Poor man, he was a clumsy speaker, but it amused Teresa
and we all knew of course, what it all meant! So I have
chosen my fourth ingredient - when talking about people,
to look for the best, not the worst. Eli Jenkins' prayer
says it delightfully: We are not wholly bad, nor good
Who live our lives under Milk Wood But thou, I know,
wilt be the first To see our best side - not our worst.
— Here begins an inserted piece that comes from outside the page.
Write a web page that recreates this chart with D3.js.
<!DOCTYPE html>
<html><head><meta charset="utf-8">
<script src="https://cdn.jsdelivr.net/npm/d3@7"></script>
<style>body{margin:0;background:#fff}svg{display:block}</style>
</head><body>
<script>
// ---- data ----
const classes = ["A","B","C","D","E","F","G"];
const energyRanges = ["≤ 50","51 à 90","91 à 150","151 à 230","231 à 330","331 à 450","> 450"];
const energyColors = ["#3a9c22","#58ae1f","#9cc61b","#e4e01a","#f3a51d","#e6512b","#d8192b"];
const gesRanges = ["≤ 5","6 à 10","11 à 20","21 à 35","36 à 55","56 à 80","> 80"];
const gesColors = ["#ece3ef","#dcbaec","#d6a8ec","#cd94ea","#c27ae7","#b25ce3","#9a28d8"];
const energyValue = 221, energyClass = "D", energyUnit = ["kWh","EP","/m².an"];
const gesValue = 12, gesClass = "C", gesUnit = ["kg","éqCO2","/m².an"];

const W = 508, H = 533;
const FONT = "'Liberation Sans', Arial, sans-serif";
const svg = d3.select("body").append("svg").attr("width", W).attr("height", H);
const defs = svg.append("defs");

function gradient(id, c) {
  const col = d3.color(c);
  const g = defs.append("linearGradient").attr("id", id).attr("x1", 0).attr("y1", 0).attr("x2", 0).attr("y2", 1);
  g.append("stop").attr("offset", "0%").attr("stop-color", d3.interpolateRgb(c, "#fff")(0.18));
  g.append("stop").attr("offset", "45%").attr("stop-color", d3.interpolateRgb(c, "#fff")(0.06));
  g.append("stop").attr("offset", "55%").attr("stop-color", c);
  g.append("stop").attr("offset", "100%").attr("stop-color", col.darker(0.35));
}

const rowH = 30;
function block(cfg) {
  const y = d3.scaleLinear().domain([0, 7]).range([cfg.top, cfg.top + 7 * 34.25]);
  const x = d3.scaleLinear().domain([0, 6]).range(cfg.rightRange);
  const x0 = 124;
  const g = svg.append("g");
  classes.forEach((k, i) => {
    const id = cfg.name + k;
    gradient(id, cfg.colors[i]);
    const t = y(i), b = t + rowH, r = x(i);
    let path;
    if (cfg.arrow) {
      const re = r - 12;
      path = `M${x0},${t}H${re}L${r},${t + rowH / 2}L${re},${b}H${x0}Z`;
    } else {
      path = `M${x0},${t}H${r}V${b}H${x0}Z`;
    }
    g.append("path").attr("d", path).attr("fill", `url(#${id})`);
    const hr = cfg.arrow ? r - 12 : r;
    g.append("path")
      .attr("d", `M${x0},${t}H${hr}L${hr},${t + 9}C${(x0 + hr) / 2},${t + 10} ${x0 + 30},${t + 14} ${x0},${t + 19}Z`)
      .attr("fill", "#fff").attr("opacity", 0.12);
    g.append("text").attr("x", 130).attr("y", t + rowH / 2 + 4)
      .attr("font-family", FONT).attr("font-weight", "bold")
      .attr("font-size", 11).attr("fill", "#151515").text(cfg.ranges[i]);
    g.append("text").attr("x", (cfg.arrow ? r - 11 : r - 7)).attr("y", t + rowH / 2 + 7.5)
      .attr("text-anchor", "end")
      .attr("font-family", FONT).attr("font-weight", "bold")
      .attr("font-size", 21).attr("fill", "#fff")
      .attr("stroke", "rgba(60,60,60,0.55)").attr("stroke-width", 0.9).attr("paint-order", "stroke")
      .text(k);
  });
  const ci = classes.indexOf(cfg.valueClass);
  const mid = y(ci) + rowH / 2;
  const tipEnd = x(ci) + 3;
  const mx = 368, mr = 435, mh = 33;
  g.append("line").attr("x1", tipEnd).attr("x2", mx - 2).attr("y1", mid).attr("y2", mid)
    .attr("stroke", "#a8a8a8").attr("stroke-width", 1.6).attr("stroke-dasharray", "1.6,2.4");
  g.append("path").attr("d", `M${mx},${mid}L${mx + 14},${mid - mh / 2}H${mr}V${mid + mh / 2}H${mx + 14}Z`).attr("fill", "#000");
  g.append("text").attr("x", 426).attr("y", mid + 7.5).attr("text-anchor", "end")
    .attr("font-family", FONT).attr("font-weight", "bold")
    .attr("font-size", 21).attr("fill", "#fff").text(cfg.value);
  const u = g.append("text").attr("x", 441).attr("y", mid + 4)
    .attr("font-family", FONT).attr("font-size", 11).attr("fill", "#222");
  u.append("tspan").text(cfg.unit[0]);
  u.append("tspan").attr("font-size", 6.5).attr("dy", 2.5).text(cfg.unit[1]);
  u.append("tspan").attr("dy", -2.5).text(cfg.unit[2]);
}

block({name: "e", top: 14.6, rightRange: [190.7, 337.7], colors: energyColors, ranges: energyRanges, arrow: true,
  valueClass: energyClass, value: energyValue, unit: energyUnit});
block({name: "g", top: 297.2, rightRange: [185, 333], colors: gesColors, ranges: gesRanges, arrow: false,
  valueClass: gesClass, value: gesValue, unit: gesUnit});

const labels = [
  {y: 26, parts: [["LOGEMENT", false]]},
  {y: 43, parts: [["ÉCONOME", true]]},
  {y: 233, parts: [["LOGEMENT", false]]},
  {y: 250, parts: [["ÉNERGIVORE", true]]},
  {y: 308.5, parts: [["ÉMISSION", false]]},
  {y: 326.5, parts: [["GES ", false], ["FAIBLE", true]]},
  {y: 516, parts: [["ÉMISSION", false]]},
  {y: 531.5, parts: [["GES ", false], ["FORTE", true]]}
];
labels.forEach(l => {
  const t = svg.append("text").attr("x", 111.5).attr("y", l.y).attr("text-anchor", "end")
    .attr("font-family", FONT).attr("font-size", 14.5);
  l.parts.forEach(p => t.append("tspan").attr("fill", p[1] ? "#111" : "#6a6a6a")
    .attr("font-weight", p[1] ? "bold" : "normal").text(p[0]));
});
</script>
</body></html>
Ingredient No. 5 - Become a vegetarian. There
are jokes and philosophical bits about old age that
I enjoy. One is: If I get there before you do, I'll
did a hole and pull you through In philosophical language
old age, like winter, has its own gifts to offer. In
a speech I made on my 103rd birthday, in the language
of the Potteries, where I was born: "I am an old crock
- the spout is chipped, the lid is cracked; but the
handle stays firm". One of Dickens' Christmas books
is called "The Haunted Man". It has always appealed
to me because of its academic setting. Paul Redlaw is
the tutor at the college. He is alone in his room. The
students have all gone down and the rest of the staff
is on Christmas vacation. Only the cook and a serving
man remain and to them Dickens' inventive genius has
given the unique name of Sweidger. As he sits at his
supper one night, Redlaw is haunted by the sorrows,
wrongs and troubles in his life, but with disastrous
consequence. I am a haunted man, haunted by the sorrows
for things I have done to other people, wrongs that
people have done to me and troubles that I have fallen
into through my own fault and under the contrivances
of my accusers. Life's tangled skein will never be unravelled.
Life, as G. K. Chesterton once said, is half a dozen
detective stories mixed up with a spoon. Whatever has
been unravelled makes up an inscrutable pattern, but
a thread of gold runs through it. I have a religion
that I can trust. I must forget the ghostly bargain
and learn to live with my sorrows, wrongs and trouble.